È una cosa che sta cambiando (anzi l’ha già cambiato) anche il giornalismo e la gestione dei giornali online. Probabilmente in futuro, aprendo la home page di Repubblica o del Corriere su due dispositivi appartenenti a persone diverse, si otterranno schermate diverse. In questa sfida tra editori e algoritmi sono i primi ad avere tutto da perdere, perché il loro lavoro di selezione degli argomenti e punti di vista sarà bypassato dai risultati delle ricerche filtrati dai secondi. Già oggi l’accesso alle notizie non avviene più principalmente aprendo la home page dei siti d’informazione e andando a selezionare tra i titoli delle notizie presentati. Si cerca su Google l’argomento che interessa e poi si seguono i link diretti agli articoli. Internet ha dunque dapprima “liberato” gli utenti dal filtro degli editori e della loro visione parziale del mondo, ma ora si sta riprendendo quei margini di libertà imponendoci un mondo fatto apposta per aderire il più possibile a ciò che già pensiamo.

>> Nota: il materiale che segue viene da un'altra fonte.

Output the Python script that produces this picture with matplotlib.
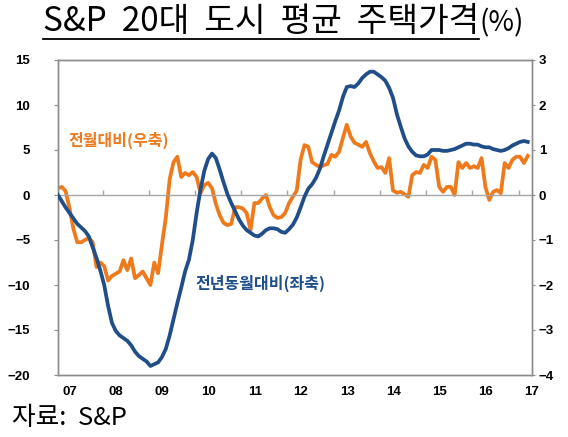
import matplotlib
matplotlib.use("Agg")
import matplotlib.pyplot as plt
from matplotlib.lines import Line2D

plt.rcParams['font.family'] = ['Noto Sans CJK KR', 'DejaVu Sans']
plt.rcParams['axes.unicode_minus'] = True

# Monthly data, Jan 2007 .. Mar 2017
yoy = [0.0, -0.7, -1.4, -2.0, -2.6, -3.2, -3.6, -4.0, -4.6, -5.8, -7.0, -8.4,
       -10.0, -12.3, -14.2, -15.1, -15.6, -15.9, -16.2, -16.7, -17.4, -17.9, -18.2, -18.5,
       -19.0, -18.8, -18.6, -18.0, -17.1, -15.6, -13.8, -12.0, -10.3, -8.5, -7.2, -5.0,
       -2.0, 0.6, 2.7, 4.0, 4.6, 4.1, 2.8, 1.4, 0.1, -0.9, -1.8, -2.7,
       -3.4, -3.9, -4.2, -4.5, -4.6, -4.3, -3.9, -3.7, -3.7, -3.8, -4.1, -4.2,
       -3.8, -3.3, -2.5, -1.4, -0.2, 0.7, 1.2, 1.9, 2.9, 4.3, 5.6, 6.9,
       8.2, 9.4, 10.9, 12.0, 12.1, 12.0, 12.4, 13.0, 13.4, 13.7, 13.7, 13.4,
       13.1, 12.7, 11.9, 10.8, 9.0, 7.6, 6.3, 5.4, 4.8, 4.4, 4.3, 4.3,
       4.5, 5.0, 5.0, 5.0, 4.9, 4.9, 5.0, 5.1, 5.3, 5.5, 5.7, 5.7,
       5.6, 5.6, 5.4, 5.3, 5.3, 5.1, 5.0, 4.9, 5.0, 5.2, 5.5, 5.7,
       5.9, 6.0, 5.9]

mom = [0.15, 0.18, 0.08, -0.30, -0.75, -1.05, -1.05, -1.00, -0.95, -1.05, -1.60, -1.50,
       -1.58, -1.90, -1.80, -1.75, -1.70, -1.45, -1.67, -1.41, -1.85, -1.78, -1.70, -1.85,
       -2.00, -1.50, -1.74, -1.10, -0.50, 0.35, 0.73, 0.85, 0.40, 0.49, 0.44, 0.51,
       0.40, 0.04, 0.22, 0.27, 0.15, -0.20, -0.45, -0.62, -0.67, -0.64, -0.27, -0.27,
       -0.30, -0.40, -0.78, -0.18, -0.18, -0.08, 0.00, -0.27, -0.45, -0.51, -0.49, -0.40,
       -0.18, -0.04, 0.10, 0.78, 1.11, 1.07, 0.73, 0.67, 0.62, 0.66, 0.69, 0.89,
       0.85, 0.96, 1.27, 1.56, 1.30, 1.16, 1.12, 1.07, 1.18, 0.93, 0.75, 0.60,
       0.62, 0.49, 0.82, 0.10, 0.05, 0.07, 0.02, -0.04, 0.44, 0.51, 0.49, 0.67,
       0.60, 0.85, 0.78, 0.18, 0.07, 0.18, 0.18, 0.00, 0.73, 0.60, 0.71, 0.60,
       0.64, 0.60, 0.82, 0.18, -0.11, 0.07, 0.11, 0.04, 0.71, 0.60, 0.78, 0.85,
       0.85, 0.71, 0.87]

year_labels = ['07', '08', '09', '10', '11', '12', '13', '14', '15', '16', '17']
left_ticks = [15, 10, 5, 0, -5, -10, -15, -20]
right_ticks = [3, 2, 1, 0, -1, -2, -3, -4]

title = 'S&P  20대  도시  평균  주택가격'
source = '자료:  S&P'

BLUE = '#1F4E89'
ORANGE = '#EE7A1C'
GRAY = '#8C8C8C'

n = len(yoy)
x = list(range(n))

fig = plt.figure(figsize=(5.68, 4.37), dpi=100)
ax = fig.add_axes([58/568, 1-375/437, (532-58)/568, (375-60)/437])
ax2 = ax.twinx()

ax.set_xlim(0, n - 1)
ax.set_ylim(-20, 15)
ax2.set_ylim(-4, 3)

ax.axhline(0, color='#A6A6A6', lw=1.0, zorder=1)
tick_pos = [11.6 + 12 * k for k in range(10)]
ax.vlines(tick_pos, 0, 0.6, color='#A6A6A6', lw=1.0, zorder=1)

ax.plot(x, yoy, color=BLUE, lw=2.7, zorder=3, solid_joinstyle='round')
ax2.plot(x, mom, color=ORANGE, lw=2.7, zorder=3, solid_joinstyle='round')
ax.set_zorder(ax2.get_zorder() + 1)
ax.patch.set_visible(False)

ax.set_xticks([3.1 + 12 * k for k in range(len(year_labels))])
ax.set_xticklabels(year_labels)
ax.tick_params(axis='x', length=0, pad=8)
ax.set_yticks(left_ticks)
ax.set_yticklabels([f'{v:d}'.replace('-', '\u2212') for v in left_ticks])
ax.tick_params(axis='y', length=3, color=GRAY, pad=17)
ax2.set_yticks(right_ticks)
ax2.set_yticklabels([f'{v:d}'.replace('-', '\u2212') for v in right_ticks])
ax2.tick_params(axis='y', length=2, color=GRAY, pad=3)

for a in (ax, ax2):
    for lab in a.get_xticklabels() + a.get_yticklabels():
        lab.set_fontfamily(['Liberation Sans', 'DejaVu Sans'])
        lab.set_fontweight('bold')
        lab.set_fontsize(9.5)
    for s in a.spines.values():
        s.set_color(GRAY)
        s.set_linewidth(1.0)

ax.text(2.6, 6.1, '전월대비(우축)', color=ORANGE, fontsize=11.5,
        fontweight='bold', va='center', ha='left', zorder=5)
ax.text(35.7, -9.8, '전년동월대비(좌축)', color=BLUE, fontsize=11.5,
        fontweight='bold', va='center', ha='left', zorder=5)

t = fig.text(43/568, 1-22/437, title, fontsize=24, ha='left', va='center')
fig.canvas.draw()
bb = t.get_window_extent()
fig.text(bb.x1 / fig.bbox.width, 1-23/437, '(%)', fontsize=20, ha='left', va='center')
y_ul = (bb.y0 + 1) / fig.bbox.height
fig.add_artist(Line2D([bb.x0 / fig.bbox.width, bb.x1 / fig.bbox.width], [y_ul, y_ul],
                      color='black', lw=1.3, transform=fig.transFigure))

fig.text(12/568, 1-418/437, source, fontsize=18.5, ha='left', va='center')

fig.savefig('out.png', dpi=100)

Si tratta di un processo positivo per la democrazia e la libertà? Non vorremmo ispirare il prossimo episodio di Black Mirror, ma la nostra risposta è negativa. Certo siamo ancora agli inizi dello sviluppo di Internet. Così come i giornali e i giornalisti negli anni si sono dati un’etica professionale che ne ha cambiato il volto rispetto alla nascita del settore, è possibile che esortazioni come quelli di Merkel possano portare in un futuro a una sorta di sviluppo etico dell’algoritmo.